Frequently Asked Questions
How do I stop being an Australian tax resident?
You must fail all four ATO residency tests by establishing a permanent home overseas, severing domestic ties (leases, memberships, bank accounts), and limiting return visits. The ATO assesses the totality of your circumstances, so professional advice is recommended.
What is Australia's departure tax?
It is a deemed disposal of your CGT assets at market value when you cease residency. You can pay at departure or elect to defer. The rules are set out in Section 104-160 of the ITAA 1997.
Will I still pay Australian tax if I live overseas?

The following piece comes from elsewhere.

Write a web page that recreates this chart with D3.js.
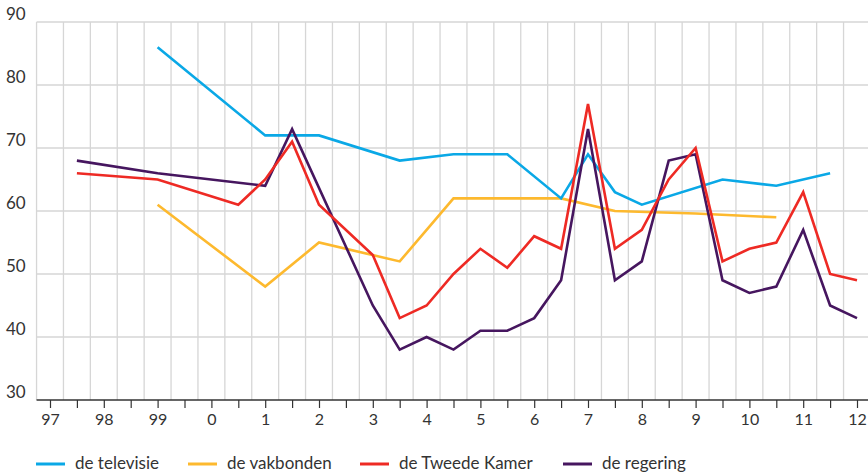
<!DOCTYPE html>
<html>
<head>
<meta charset="utf-8">
<script src="https://cdn.jsdelivr.net/npm/d3@7"></script>
<style>
  html, body { margin: 0; padding: 0; background: #fff; }
  svg { display: block; font-family: Lato, "Open Sans", sans-serif; }
</style>
</head>
<body>
<svg id="chart" width="868" height="474"></svg>
<script>
// ---- data ----
const seriesNames = ["de televisie", "de vakbonden", "de Tweede Kamer", "de regering"];
const seriesColors = ["#0aa8e6", "#fdb92e", "#ee2a24", "#46165f"];

const televisieYears  = [1999, 2001, 2001.5, 2002, 2003.5, 2004.5, 2005.5, 2006.5, 2007, 2007.5, 2008, 2009.5, 2010.5, 2011.5];
const televisieValues = [86,   72,   72,     72,   68,     69,     69,     62,     69,   63,     61,   65,     64,     66];

const vakbondenYears  = [1999, 2001, 2002, 2003.5, 2004.5, 2006.5, 2007.5, 2009, 2010.5];
const vakbondenValues = [61,   48,   55,   52,     62,     62,     60,     59.6, 59];

const kamerYears  = [1997.5, 1999, 2000.5, 2001, 2001.5, 2002, 2003, 2003.5, 2004, 2004.5, 2005, 2005.5, 2006, 2006.5, 2007, 2007.5, 2008, 2008.5, 2009, 2009.5, 2010, 2010.5, 2011, 2011.5, 2012];
const kamerValues = [66,     65,   61,     65,   71,     61,   53,   43,     45,   50,     54,   51,     56,   54,     77,   54,     57,   65,     70,   52,     54,   55,     63,   50,     49];

const regeringYears  = [1997.5, 1999, 2001, 2001.5, 2003, 2003.5, 2004, 2004.5, 2005, 2005.5, 2006, 2006.5, 2007, 2007.5, 2008, 2008.5, 2009, 2009.5, 2010, 2010.5, 2011, 2011.5, 2012];
const regeringValues = [68,     66,   64,   73,     45,   38,     40,   38,     41,   41,     43,   49,     73,   49,     52,   68,     69,   49,     47,   48,     57,   45,     43];

const yTicks = [30, 40, 50, 60, 70, 80, 90];
const xTickYears = d3.range(1997, 2013);
const xTickLabels = ["97","98","99","0","1","2","3","4","5","6","7","8","9","10","11","12"];

// ---- layout ----
const svg = d3.select("#chart");
const x = d3.scaleLinear().domain([1997, 2012]).range([50, 857]);
const y = d3.scaleLinear().domain([30, 90]).range([400, 22]);
const plotLeft = x(1996.75), plotRight = 868;

// grid
const g = svg.append("g");
const vGrid = d3.range(1996.75, 2012.5, 0.5);
g.selectAll("line.v").data(vGrid).join("line")
  .attr("x1", d => x(d)).attr("x2", d => x(d))
  .attr("y1", y(90)).attr("y2", y(30))
  .attr("stroke", "#d6d6d6").attr("stroke-width", 1.3);
g.selectAll("line.h").data(yTicks.filter(d => d > 30)).join("line")
  .attr("x1", plotLeft).attr("x2", plotRight)
  .attr("y1", d => y(d)).attr("y2", d => y(d))
  .attr("stroke", "#d6d6d6").attr("stroke-width", 1.3);

// y labels
svg.append("g").selectAll("text").data(yTicks).join("text")
  .attr("x", 6).attr("y", d => y(d) - 2)
  .attr("font-size", 17).attr("fill", "#333")
  .text(d => d);

// x axis
const xAxis = d3.axisBottom(x)
  .tickValues(d3.range(1997, 2012.6, 0.5))
  .tickSize(8)
  .tickFormat(d => Number.isInteger(d) ? xTickLabels[xTickYears.indexOf(d)] : "");
const ax = svg.append("g").attr("transform", `translate(0,${y(30)})`).call(xAxis);
ax.select(".domain").attr("d", `M${plotLeft},0H${plotRight}`).attr("stroke", "#333").attr("stroke-width", 1.5);
ax.selectAll(".tick line").attr("stroke", "#333").attr("stroke-width", 1.2);
ax.selectAll(".tick text").attr("font-size", 16).attr("fill", "#333").attr("dy", "0.9em")
  .attr("font-family", "Lato, 'Open Sans', sans-serif");

// lines
const allYears = [televisieYears, vakbondenYears, kamerYears, regeringYears];
const allValues = [televisieValues, vakbondenValues, kamerValues, regeringValues];
const line = d3.line().x(d => x(d[0])).y(d => y(d[1]));
const drawOrder = [1, 0, 3, 2];
drawOrder.forEach(i => {
  const pts = allYears[i].map((yr, k) => [yr, allValues[i][k]]);
  svg.append("path").datum(pts)
    .attr("d", line)
    .attr("fill", "none")
    .attr("stroke", seriesColors[i])
    .attr("stroke-width", 2.6)
    .attr("stroke-linejoin", "miter");
});

// legend
const legendX = [36, 188, 360, 563];
const lg = svg.append("g");
seriesNames.forEach((name, i) => {
  lg.append("line")
    .attr("x1", legendX[i]).attr("x2", legendX[i] + 29)
    .attr("y1", 464).attr("y2", 464)
    .attr("stroke", seriesColors[i]).attr("stroke-width", 3);
  lg.append("text")
    .attr("x", legendX[i] + 39).attr("y", 469)
    .attr("font-size", 17).attr("fill", "#333")
    .text(name);
});
</script>
</body>
</html>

As a confirmed non-resident, you only pay Australian tax on Australian-sourced income such as rental income from Australian property or dividends from Australian companies. Foreign-sourced income is not taxed.
Which countries save Australians the most tax?
Zero-tax jurisdictions like the UAE, Bahamas, Cayman Islands, and Vanuatu offer the largest absolute savings. Territorial-tax countries such as Malaysia, Panama, and Georgia can also reduce your effective rate to near zero on foreign-sourced income.